My sister is a bit of a super-mum. She is determined that her two boys will be able to fulfil their dreams, so if they exhibit interest in anything she makes it possible for them to do it. On one occasion, they expressed a mild passing admiration for the skills of street dancers. The next week she had enrolled them in a street-dancing class – alongside Scouts, sailing, drumming and parkour!
However, I think it’s fair to say that her enthusiasm for their burgeoning talents sometimes rather overtakes theirs. A few weeks ago Freddie, 13, was in the car with my parents singing along to a song on the radio. "Freddie!" exclaimed my mum. "You’ve got a really good voice!"
A spasm of fear passed over his face and, in a tone of fatalistic despondency, he begged: "Please don’t tell Mummy. She’ll make me join a choir or something."
In this recent election, even more so than the many others I remember, it seems to me that all of the major political parties have positioned themselves as "super mums". You want it? We’ll fix it for you. You want higher taxes on the rich? Done! You want lower taxes on the rich? Done!
It all seems a bit desperate, somehow.
And instinctively it doesn’t feel right to me. I have always believed that a government ought to be for all the people, not just for party members, those who voted for them or the loud majority.
Hindsight is, of course, a marvellous thing, but I suspect that strategically one of the biggest mistakes Theresa May made was over-compensating for the fact that she was a Remain campaigner by completely siding with the Brexit vote. The moment the words "Brexit means Brexit" came out of her mouth, she alienated and fired up millions of people who might otherwise have been persuaded to – albeit reluctantly – cooperate. It became a fight to win, rather than a challenge to meet.
I think we would be in a very different place if May had acknowledged publicly the complexity of the issue, the closeness of the vote, the strength of feeling on both sides, the difficulties in reconciling what people wanted and what was possible, and if she had asked for help.
This is something politicians could well learn from charities. Overlooking some exceptions, it seems to me that of late we are getting much better at working collaboratively with others without trying to force our will on them.

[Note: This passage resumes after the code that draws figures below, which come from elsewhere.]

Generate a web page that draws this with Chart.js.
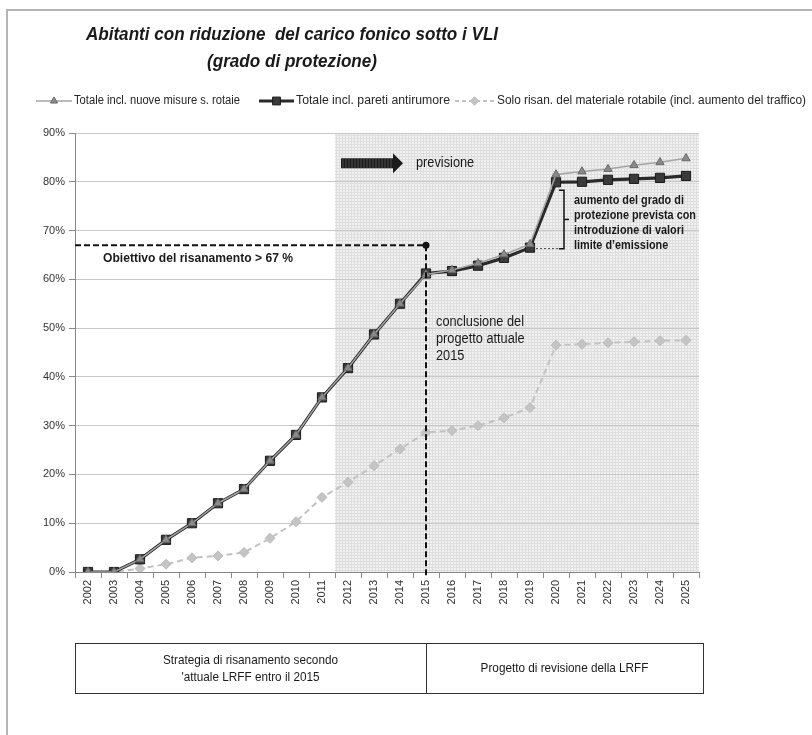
<!DOCTYPE html>
<html><head><meta charset="utf-8">
<script src="https://cdn.jsdelivr.net/npm/chart.js@4/dist/chart.umd.min.js"></script>
<style>html,body{margin:0;padding:0;background:#fff;}#wrap{width:812px;height:735px;position:relative;}</style>
</head><body><div id="wrap"><canvas id="c" width="812" height="735"></canvas></div>
<script>
// ---- data ----
const years = ['2002','2003','2004','2005','2006','2007','2008','2009','2010','2011','2012','2013','2014','2015','2016','2017','2018','2019','2020','2021','2022','2023','2024','2025'];
const totaleNuoveMisure = [0,0,2.6,6.6,10.0,14.1,17.0,22.8,28.1,35.8,41.8,48.7,55.0,61.0,61.9,63.3,65.1,67.2,81.5,82.1,82.6,83.4,84.0,84.8];
const totalePareti      = [0,0,2.6,6.6,10.0,14.1,17.0,22.8,28.1,35.8,41.8,48.7,55.0,61.2,61.7,62.8,64.4,66.5,79.9,80.0,80.4,80.6,80.8,81.2];
const soloRisan         = [0,0,0.7,1.6,2.9,3.3,4.0,6.9,10.3,15.3,18.4,21.8,25.2,28.6,29.0,30.0,31.6,33.7,46.5,46.7,47.0,47.2,47.4,47.5];
const yTickValues = [0,10,20,30,40,50,60,70,80,90];
const seriesNames = ['Totale incl. nuove misure s. rotaie','Totale incl. pareti antirumore','Solo risan. del materiale rotabile (incl. aumento del traffico)'];
const targetValue = 67;
const targetYear = '2015';
const forecastStartAfter = '2011';
const titleLines = ['Abitanti con riduzione  del carico fonico sotto i VLI','(grado di protezione)'];
const bracketLines = ['aumento del grado di','protezione prevista con','introduzione di valori','limite d\u2019emissione'];
const conclLines = ['conclusione del','progetto attuale','2015'];
const tableLeft = ['Strategia di risanamento secondo','\'attuale LRFF entro il 2015'];
const tableRight = 'Progetto di revisione della LRFF';

const FF = '"Liberation Sans", Arial, sans-serif';

function txt(ctx, s, x, y, font, opt) {
  opt = opt || {};
  ctx.save();
  ctx.font = font;
  const w = ctx.measureText(s).width;
  const sx = opt.w ? opt.w / w : (opt.sx || 0.88);
  const dw = w * sx;
  let x0 = x;
  if (opt.align === 'center') x0 = x - dw / 2;
  else if (opt.align === 'right') x0 = x - dw;
  ctx.translate(x0, y);
  ctx.scale(sx, 1);
  ctx.fillStyle = opt.color || '#1a1a1a';
  ctx.textBaseline = 'middle';
  ctx.textAlign = 'left';
  ctx.fillText(s, 0, 0);
  ctx.restore();
  return sx;
}

function makePattern(ctx) {
  const p = document.createElement('canvas');
  p.width = 3; p.height = 3;
  const g = p.getContext('2d');
  g.fillStyle = '#f1f1f1'; g.fillRect(0,0,3,3);
  g.fillStyle = '#dedede'; g.fillRect(0,0,3,1); g.fillRect(0,0,1,3);
  return ctx.createPattern(p, 'repeat');
}

const decor = {
  id: 'decor',
  beforeDraw(chart) {
    const ctx = chart.ctx, ca = chart.chartArea, x = chart.scales.x;
    ctx.save();
    ctx.fillStyle = '#fff'; ctx.fillRect(0,0,chart.width,chart.height);
    ctx.strokeStyle = '#b4b4b4'; ctx.lineWidth = 2;
    ctx.strokeRect(7, 10, 1000, 1000);
    const i = years.indexOf(forecastStartAfter);
    const xs = (x.getPixelForValue(i) + x.getPixelForValue(i + 1)) / 2;
    ctx.fillStyle = makePattern(ctx);
    ctx.fillRect(xs, ca.top, ca.right - xs, ca.bottom - ca.top);
    ctx.restore();
  },
  afterDatasetsDraw(chart) {
    const ctx = chart.ctx, ca = chart.chartArea, x = chart.scales.x, y = chart.scales.y;
    const ds = chart.data.datasets;
    ctx.save();
    const ti = years.indexOf(targetYear);
    const tx = x.getPixelForValue(ti), ty = y.getPixelForValue(targetValue);
    ctx.strokeStyle = '#111'; ctx.lineWidth = 2; ctx.setLineDash([6,3]);
    ctx.beginPath(); ctx.moveTo(ca.left, ty); ctx.lineTo(tx, ty); ctx.stroke();
    ctx.beginPath(); ctx.moveTo(tx, ty); ctx.lineTo(tx, ca.bottom + 6); ctx.stroke();
    ctx.setLineDash([]);
    ctx.fillStyle = '#111'; ctx.beginPath(); ctx.arc(tx, ty, 3.5, 0, Math.PI*2); ctx.fill();
    txt(ctx, 'Obiettivo del risanamento > 67 %', ca.left + 28, ty + 13, 'bold 13px ' + FF, {w: 190});
    const csx = txt(ctx, conclLines[0], tx + 10, y.getPixelForValue(51.2), '14px ' + FF, {w: 88});
    conclLines.slice(1).forEach((s, k) => txt(ctx, s, tx + 10, y.getPixelForValue(51.2) + (k + 1) * 17, '14px ' + FF, {sx: csx}));
    const i = years.indexOf(forecastStartAfter);
    const xs = (x.getPixelForValue(i) + x.getPixelForValue(i + 1)) / 2;
    const ay = y.getPixelForValue(83.8);
    ctx.fillStyle = '#1c1c1c';
    ctx.beginPath();
    ctx.moveTo(xs + 6, ay - 5); ctx.lineTo(xs + 58, ay - 5); ctx.lineTo(xs + 58, ay - 10);
    ctx.lineTo(xs + 68, ay); ctx.lineTo(xs + 58, ay + 10); ctx.lineTo(xs + 58, ay + 5);
    ctx.lineTo(xs + 6, ay + 5); ctx.closePath(); ctx.fill();
    ctx.strokeStyle = 'rgba(120,120,120,0.5)'; ctx.lineWidth = 1;
    for (let k = xs + 8; k < xs + 58; k += 3) { ctx.beginPath(); ctx.moveTo(k, ay - 5); ctx.lineTo(k, ay + 5); ctx.stroke(); }
    txt(ctx, 'previsione', xs + 81, ay, '14px ' + FF, {sx: csx});
    const i19 = years.indexOf('2019'), i20 = years.indexOf('2020');
    const x19 = x.getPixelForValue(i19), x20 = x.getPixelForValue(i20);
    const yb = y.getPixelForValue(ds[1].data[i19]) + 1;
    const yt = y.getPixelForValue(ds[1].data[i20]) + 8;
    const bx = x20 + 8;
    ctx.strokeStyle = '#444'; ctx.lineWidth = 1; ctx.setLineDash([2,2]);
    ctx.beginPath(); ctx.moveTo(x19 + 6, yb); ctx.lineTo(bx - 5, yb); ctx.stroke();
    ctx.setLineDash([]);
    ctx.strokeStyle = '#111'; ctx.lineWidth = 1.5;
    ctx.beginPath(); ctx.moveTo(bx - 5, yt); ctx.lineTo(bx, yt); ctx.lineTo(bx, yb); ctx.lineTo(bx - 5, yb); ctx.stroke();
    const ym = (yt + yb) / 2;
    ctx.beginPath(); ctx.moveTo(bx, ym); ctx.lineTo(bx + 5, ym); ctx.stroke();
    const bsx = txt(ctx, bracketLines[1], bx + 10, yt + 10 + 15, 'bold 12.5px ' + FF, {w: 122});
    [0, 2, 3].forEach(k => txt(ctx, bracketLines[k], bx + 10, yt + 10 + k * 15, 'bold 12.5px ' + FF, {sx: bsx}));
    ctx.restore();
  },
  afterDraw(chart) {
    const ctx = chart.ctx, ca = chart.chartArea, x = chart.scales.x;
    const ds = chart.data.datasets;
    ctx.save();
    const sx = txt(ctx, titleLines[1], 292, 62, 'bold italic 18px ' + FF, {w: 170, align: 'center'});
    txt(ctx, titleLines[0], 292, 35, 'bold italic 18px ' + FF, {sx: sx, align: 'center'});
    const ly = 101;
    const items = [
      {x0: 36, x1: 72, tx: 74, w: 166},
      {x0: 259, x1: 294, tx: 296, w: 154},
      {x0: 455, x1: 494, tx: 497, w: 309}
    ];
    items.forEach((it, k) => {
      const d = ds[k];
      ctx.save();
      ctx.strokeStyle = d.borderColor; ctx.lineWidth = d.borderWidth;
      if (d.borderDash) ctx.setLineDash([4,3]);
      ctx.beginPath(); ctx.moveTo(it.x0, ly); ctx.lineTo(it.x1, ly); ctx.stroke();
      ctx.setLineDash([]);
      ctx.fillStyle = d.pointBackgroundColor; ctx.strokeStyle = d.pointBorderColor; ctx.lineWidth = d.pointBorderWidth;
      Chart.helpers.drawPoint(ctx, {pointStyle: d.pointStyle, rotation: 0, radius: d.pointRadius * 0.85, borderWidth: d.pointBorderWidth}, (it.x0 + it.x1) / 2, ly);
      ctx.restore();
      txt(ctx, d.label, it.tx, ly, '12px ' + FF, {w: it.w, color: '#262626'});
    });
    const ti = years.indexOf(targetYear);
    const tx = x.getPixelForValue(ti);
    const tTop = 643, tBot = 693, tL = ca.left, tR = ca.right + 4;
    ctx.strokeStyle = '#333'; ctx.lineWidth = 1;
    ctx.strokeRect(tL + 0.5, tTop + 0.5, tR - tL, tBot - tTop);
    ctx.beginPath(); ctx.moveTo(tx + 0.5, tTop); ctx.lineTo(tx + 0.5, tBot); ctx.stroke();
    const tsx = txt(ctx, tableLeft[0], (tL + tx) / 2, 660, '13px ' + FF, {w: 175, align: 'center'});
    txt(ctx, tableLeft[1], (tL + tx) / 2, 677, '13px ' + FF, {sx: tsx, align: 'center'});
    txt(ctx, tableRight, (tx + tR) / 2, 668, '13px ' + FF, {sx: tsx, align: 'center'});
    ctx.restore();
  }
};

new Chart(document.getElementById('c'), {
  type: 'line',
  data: {
    labels: years,
    datasets: [
      {label: seriesNames[0], data: totaleNuoveMisure, borderColor: '#a4a4a4', borderWidth: 1.5,
       pointStyle: 'triangle', pointRadius: 4.8, pointBackgroundColor: '#8a8a8a', pointBorderColor: '#6a6a6a', pointBorderWidth: 1, tension: 0},
      {label: seriesNames[1], data: totalePareti, borderColor: '#2a2a2a', borderWidth: 3.2,
       pointStyle: 'rect', pointRadius: 6.5, pointBackgroundColor: '#3a3a3a', pointBorderColor: '#1a1a1a', pointBorderWidth: 1, tension: 0},
      {label: seriesNames[2], data: soloRisan, borderColor: '#c2c2c2', borderWidth: 2, borderDash: [6,4],
       pointStyle: 'rectRot', pointRadius: 5, pointBackgroundColor: '#c4c4c4', pointBorderColor: '#bcbcbc', pointBorderWidth: 1, tension: 0}
    ]
  },
  options: {
    responsive: false, animation: false, devicePixelRatio: 1,
    layout: {padding: {top: 133, right: 113, bottom: 123, left: 0}},
    plugins: {legend: {display: false}, tooltip: {enabled: false}, title: {display: false}},
    scales: {
      x: {
        offset: true,
        grid: {offset: true, drawOnChartArea: false, drawTicks: true, tickLength: 6, color: '#8a8a8a'},
        border: {color: '#868686', width: 1},
        ticks: {autoSkip: false, maxRotation: 90, minRotation: 90, color: '#333', font: {family: FF, size: 11}, padding: 2},
        afterFit(s) { s.height = 40; }
      },
      y: {
        min: 0, max: 90,
        afterBuildTicks(s) { s.ticks = yTickValues.map(v => ({value: v})); },
        grid: {color: '#c8c8c8', tickColor: '#8a8a8a', tickLength: 6, lineWidth: 1},
        border: {color: '#868686', width: 1},
        ticks: {color: '#333', font: {family: FF, size: 11}, padding: 4, callback: v => v + '%'},
        afterFit(s) { s.width = 75; }
      }
    }
  },
  plugins: [decor]
});
</script></body></html>
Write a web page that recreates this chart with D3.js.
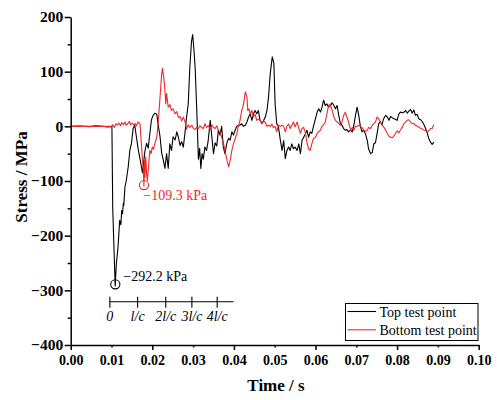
<!DOCTYPE html>
<html>
<head>
<meta charset="utf-8">
<script src="https://cdn.jsdelivr.net/npm/d3@7/dist/d3.min.js"></script>
<style>
  body { margin: 0; background: #fff; }
  svg text { font-family: "Liberation Serif", Tinos, "Times New Roman", serif; }
</style>
</head>
<body>
<svg id="js-svg" width="497" height="400"></svg>
<script>
// time in ms, stress in MPa
const topPoint = [[0,0],[2.2,0.5],[4.7,-0.5],[6.0,1],[7.1,0.5],[9.1,-1],[10.1,0],[10.3,-150],[10.9,-292],[11.2,-250],[11.6,-221],[12.0,-172],[12.3,-180],[12.5,-154],[12.7,-160],[12.9,-141],[13.0,-145],[13.3,-111],[13.6,-100],[14.1,-74],[14.5,-44],[14.9,-31],[15.3,-4],[15.7,2],[16.1,-19],[16.5,-40],[17.0,-60],[17.6,-85],[18.2,-45],[18.6,-31],[19.0,-40],[19.4,-13],[19.8,12],[20.2,20],[20.6,24],[21.1,22],[21.5,0],[21.9,-19],[22.3,-49],[22.7,-62],[23.1,-77],[23.5,-50],[23.9,-77],[24.3,-32],[24.7,-44],[25.1,-19],[25.6,-25],[26.0,-10],[26.4,-20],[26.8,-35],[27.2,-28],[27.6,-38],[28.0,-13],[28.4,17],[28.8,40],[29.2,108],[29.6,155],[29.9,168],[30.2,140],[30.5,108],[30.9,29],[31.3,-60],[31.6,-40],[31.9,-77],[32.2,-50],[32.5,-60],[32.9,-38],[33.3,-44],[33.7,-26],[34.2,11],[34.6,-20],[35.0,-50],[35.4,-30],[35.8,-36],[36.2,-7],[36.6,-16],[37.0,0],[37.4,-38],[37.8,-50],[38.3,-30],[38.7,-22],[39.1,-25],[39.5,-10],[39.9,-16],[40.3,-7],[40.7,0],[41.1,2],[41.5,2],[41.9,5],[42.3,0],[42.8,2],[43.2,8],[43.6,17],[44.0,23],[44.4,11],[44.8,23],[45.2,29],[45.6,23],[46.0,29],[46.4,11],[46.9,5],[47.3,11],[47.7,17],[48.1,29],[48.5,54],[48.9,96],[49.4,127],[49.8,115],[50.1,41],[50.5,5],[50.9,0],[51.4,-26],[51.8,-44],[52.2,-26],[52.6,-59],[53.0,-44],[53.4,-38],[53.8,-44],[54.2,-32],[54.6,-41],[55.0,-38],[55.5,-44],[55.9,-32],[56.3,-50],[56.7,-26],[57.1,-20],[57.5,-14],[57.9,-7],[58.3,-20],[58.7,-10],[59.1,-13],[59.5,0],[60.0,14],[60.4,26],[60.8,32],[61.2,26],[61.6,35],[62.0,48],[62.4,38],[62.8,41],[63.2,35],[63.6,38],[64.1,43],[64.5,38],[64.9,32],[65.3,38],[65.7,20],[66.1,5],[66.5,2],[66.9,-4],[67.3,-7],[67.7,-6],[68.1,-10],[68.6,-7],[69.0,-10],[69.4,2],[69.8,20],[70.2,35],[70.6,20],[71.0,0],[71.4,-10],[71.8,-7],[72.2,-13],[72.7,-26],[73.0,-41],[73.5,-50],[73.9,-48],[74.3,-32],[74.7,-30],[75.1,-13],[75.5,5],[75.9,8],[76.3,3],[76.7,14],[77.2,20],[77.6,17],[78.0,11],[78.4,18],[78.8,16],[79.2,14],[79.6,13],[80.0,11],[80.4,22],[80.8,26],[81.3,25],[81.7,26],[82.1,29],[82.5,24],[82.9,28],[83.3,31],[83.7,24],[84.1,30],[84.5,20],[84.9,22],[85.3,14],[85.8,12],[86.2,8],[86.6,3],[87.0,-4],[87.4,-13],[87.8,-23],[88.2,-29],[88.6,-33],[89.0,-29]];

const bottomPoint = [[0,0],[7.1,0],[10.1,0],[10.3,3],[10.7,-2],[11.1,5],[11.4,2],[11.8,6],[12.2,1],[12.5,7],[12.9,3],[13.3,8],[13.6,2],[14.0,5],[14.4,9],[14.7,3],[15.1,6],[15.5,2],[15.8,5],[16.1,1],[16.5,8],[17.0,5],[17.2,-20],[17.5,-50],[17.8,-80],[17.95,-109.3],[18.1,-62],[18.2,-93],[18.4,-56],[18.6,-87],[18.8,-99],[19.2,-62],[19.4,-44],[19.7,-50],[20.0,-38],[20.3,-42],[20.6,-32],[21.1,-20],[21.5,11],[21.9,54],[22.3,96],[22.5,106],[22.8,90],[23.1,66],[23.3,41],[23.5,60],[23.9,35],[24.3,40],[24.7,29],[25.1,32],[25.6,23],[26.0,27],[26.4,16],[26.8,18],[27.2,10],[27.6,17],[28.0,9],[28.4,-5],[28.8,3],[29.2,-2],[29.7,2],[30.1,-4],[30.5,-6],[30.9,-2],[31.3,-4],[31.7,1],[32.1,-2],[32.5,-4],[32.9,5],[33.3,-2],[33.7,1],[34.2,-5],[34.6,3],[35.0,-2],[35.4,-4],[35.8,1],[36.2,-8],[36.6,-11],[37.0,-20],[37.4,-29],[37.8,-44],[38.3,-62],[38.7,-74],[39.1,-62],[39.5,-44],[39.9,-32],[40.3,-23],[40.7,-14],[41.1,0],[41.5,11],[41.9,29],[42.3,38],[42.8,63],[43.2,54],[43.4,29],[43.7,32],[44.0,23],[44.4,29],[44.8,17],[45.2,22],[45.6,11],[46.0,13],[46.4,11],[46.9,5],[47.3,10],[47.7,7],[48.1,0],[48.5,2],[48.9,0],[49.3,4],[49.7,-2],[50.1,0],[50.5,-10],[50.9,2],[51.4,0],[51.8,2],[52.2,0],[52.6,-10],[53.0,0],[53.4,4],[53.8,-4],[54.2,2],[54.6,8],[55.0,-1],[55.5,8],[55.9,-3],[56.3,-13],[56.7,-4],[57.1,-2],[57.5,-11],[57.9,-29],[58.3,-41],[58.7,-44],[59.1,-32],[59.5,-22],[60.0,-20],[60.4,-13],[60.8,-10],[61.2,-7],[61.6,0],[62.0,3],[62.4,8],[62.8,23],[63.2,38],[63.6,41],[64.1,29],[64.5,17],[64.9,11],[65.3,8],[65.7,5],[66.1,2],[66.5,8],[66.9,20],[67.3,26],[67.7,17],[68.1,8],[68.6,-7],[69.0,-2],[69.4,-7],[69.8,0],[70.2,0],[70.6,2],[71.0,0],[71.4,-2],[71.8,-7],[72.2,-9],[72.7,-7],[73.0,-2],[73.5,-4],[73.9,2],[74.3,5],[74.7,8],[75.1,17],[75.5,14],[75.9,8],[76.3,2],[76.7,-1],[77.2,-7],[77.6,-13],[78.0,-18],[78.4,-20],[78.8,-21],[79.2,-18],[79.6,-13],[80.0,-8],[80.4,-12],[80.8,-7],[81.3,-1],[81.7,5],[82.1,8],[82.5,11],[82.9,12],[83.3,8],[83.7,5],[84.1,5],[84.5,2],[84.9,0],[85.3,-1],[85.8,-4],[86.2,-5],[86.6,-7],[87.0,-8],[87.4,-10],[87.8,-8],[88.2,-4],[88.6,-4],[89.0,3]];

const seriesNames = ["Top test point", "Bottom test point"];
const seriesColors = ["#000000", "#f02828"];
const xTicks = [0, 0.01, 0.02, 0.03, 0.04, 0.05, 0.06, 0.07, 0.08, 0.09, 0.10];
const yTicks = [-400, -300, -200, -100, 0, 100, 200];
const yMinorTicks = [-350, -250, -150, -50, 50, 150];
// inset wave-travel scale (ms) at -321 MPa
const scaleTicks = [9.6, 16.4, 23.3, 29.7, 35.9];
const scaleEnd = 39.9;
const scaleLabels = ["0", "l/c", "2l/c", "3l/c", "4l/c"];
// marked minima: time ms, stress MPa, label
const peakMarks = [
  { t: 10.93, v: -289, label: "\u2212292.2 kPa", color: "#000000", dx: 8, dy: -3 },
  { t: 17.97, v: -107.4, label: "\u2212109.3 kPa", color: "#f02828", dx: -0.7, dy: 15 },
];

const width = 497, height = 400;
const margin = { top: 17, right: 18.3, bottom: 55, left: 70.7 };
const serif = '"Liberation Serif", Tinos, "Times New Roman", serif';
const svg = d3.select("#js-svg");

const x = d3.scaleLinear().domain([0, 0.10]).range([margin.left, width - margin.right]);
const y = d3.scaleLinear().domain([-400, 200]).range([height - margin.bottom, margin.top]);

// data lines
const line = d3.line().x((d) => x(d[0] / 1000)).y((d) => y(d[1]));
[topPoint, bottomPoint].forEach((data, i) => {
  svg.append("path")
    .datum(data)
    .attr("fill", "none")
    .attr("stroke", seriesColors[i])
    .attr("stroke-width", 1.1)
    .attr("stroke-linejoin", "round")
    .attr("d", line);
});

// x axis
const xAxis = svg.append("g")
  .attr("transform", `translate(0,${y(-400)})`)
  .call(d3.axisBottom(x).tickValues(xTicks).tickFormat(d3.format(".2f")).tickSizeOuter(0));
xAxis.attr("font-family", serif);
xAxis.selectAll(".tick line")
  .attr("y2", (d, i) => (i % 2 === 0 ? 5 : 2.5))
  .attr("stroke-width", 1.5);
xAxis.selectAll(".tick text")
  .attr("y", 20).attr("dy", 0)
  .style("font-size", "14px").style("font-weight", "bold");

// y axis
const yAxis = svg.append("g")
  .attr("transform", `translate(${x(0)},0)`)
  .call(d3.axisLeft(y).tickValues(yTicks).tickSize(6).tickPadding(1.5).tickSizeOuter(0)
    .tickFormat((d) => (d < 0 ? "\u2212" + Math.abs(d) : d)));
yAxis.attr("font-family", serif);
yAxis.selectAll(".tick line").attr("stroke-width", 1.5);
yAxis.selectAll(".tick text")
  .style("font-size", "15.5px").style("font-weight", "bold");
svg.append("g")
  .attr("transform", `translate(${x(0)},0)`)
  .call(d3.axisLeft(y).tickValues(yMinorTicks).tickSize(3).tickFormat("").tickSizeOuter(0))
  .call((g) => g.select(".domain").remove())
  .selectAll(".tick line").attr("stroke-width", 1.5);
[xAxis, yAxis].forEach((g) => g.select(".domain").attr("stroke-width", 1.5));

// axis titles
svg.append("text")
  .attr("x", 276)
  .attr("y", 391)
  .attr("text-anchor", "middle")
  .style("font-size", "17px").style("font-weight", "bold")
  .text("Time / s");
svg.append("text")
  .attr("transform", "translate(27,177) rotate(-90)")
  .attr("text-anchor", "middle")
  .style("font-size", "17px").style("font-weight", "bold")
  .text("Stress / MPa");

// inset scale
const sy = y(-321);
const inset = svg.append("g").attr("stroke", "#000").attr("stroke-width", 1.1);
inset.append("line")
  .attr("x1", x(scaleTicks[0] / 1000)).attr("x2", x(scaleEnd / 1000))
  .attr("y1", sy).attr("y2", sy);
inset.selectAll(".st").data(scaleTicks).join("line")
  .attr("x1", (d) => x(d / 1000)).attr("x2", (d) => x(d / 1000))
  .attr("y1", sy - 5).attr("y2", sy + 6);
svg.selectAll(".sl").data(scaleTicks).join("text")
  .attr("x", (d) => x(d / 1000))
  .attr("y", sy + 19)
  .attr("text-anchor", "middle")
  .style("font-size", "14px").style("font-style", "italic")
  .text((d, i) => scaleLabels[i]);

// peak markers
peakMarks.forEach((p) => {
  svg.append("circle")
    .attr("cx", x(p.t / 1000)).attr("cy", y(p.v)).attr("r", 4.6)
    .attr("fill", "none").attr("stroke", p.color).attr("stroke-width", 1.1);
  svg.append("text")
    .attr("x", x(p.t / 1000) + p.dx).attr("y", y(p.v) + p.dy)
    .attr("fill", p.color).style("font-size", "14px")
    .text(p.label);
});

// legend
const lg = svg.append("g").attr("transform", "translate(345.5,303.5)");
lg.append("rect").attr("width", 132.5).attr("height", 37)
  .attr("fill", "#fff").attr("stroke", "#000").attr("stroke-width", 1);
seriesNames.forEach((name, i) => {
  lg.append("line")
    .attr("x1", 2).attr("x2", 30.5)
    .attr("y1", 8 + i * 18.3).attr("y2", 8 + i * 18.3)
    .attr("stroke", seriesColors[i]).attr("stroke-width", 1.1);
  lg.append("text")
    .attr("x", 34).attr("y", 13 + i * 18.3)
    .style("font-size", "14px")
    .text(name);
});
</script>
</body>
</html>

I am in particular awe of the transformational approach Polly Neate at Shelter has taken towards collaborating with smaller, local charities. The approach is essentially "let’s shrink and share in order to better serve those who need us". This is risky, bold and brave, and exactly the right approach in my view.
My nephews don’t have the luxury of an election for a different mum every two years (the current rate of election churn), although rumour has it Freddie is campaigning for the option…!
But my sister is in a position to make their dreams possible. This new government, by contrast, should not promise what it can’t deliver. It needs to find a way to work with those of us who want something different, because not everyone wants to join the choir.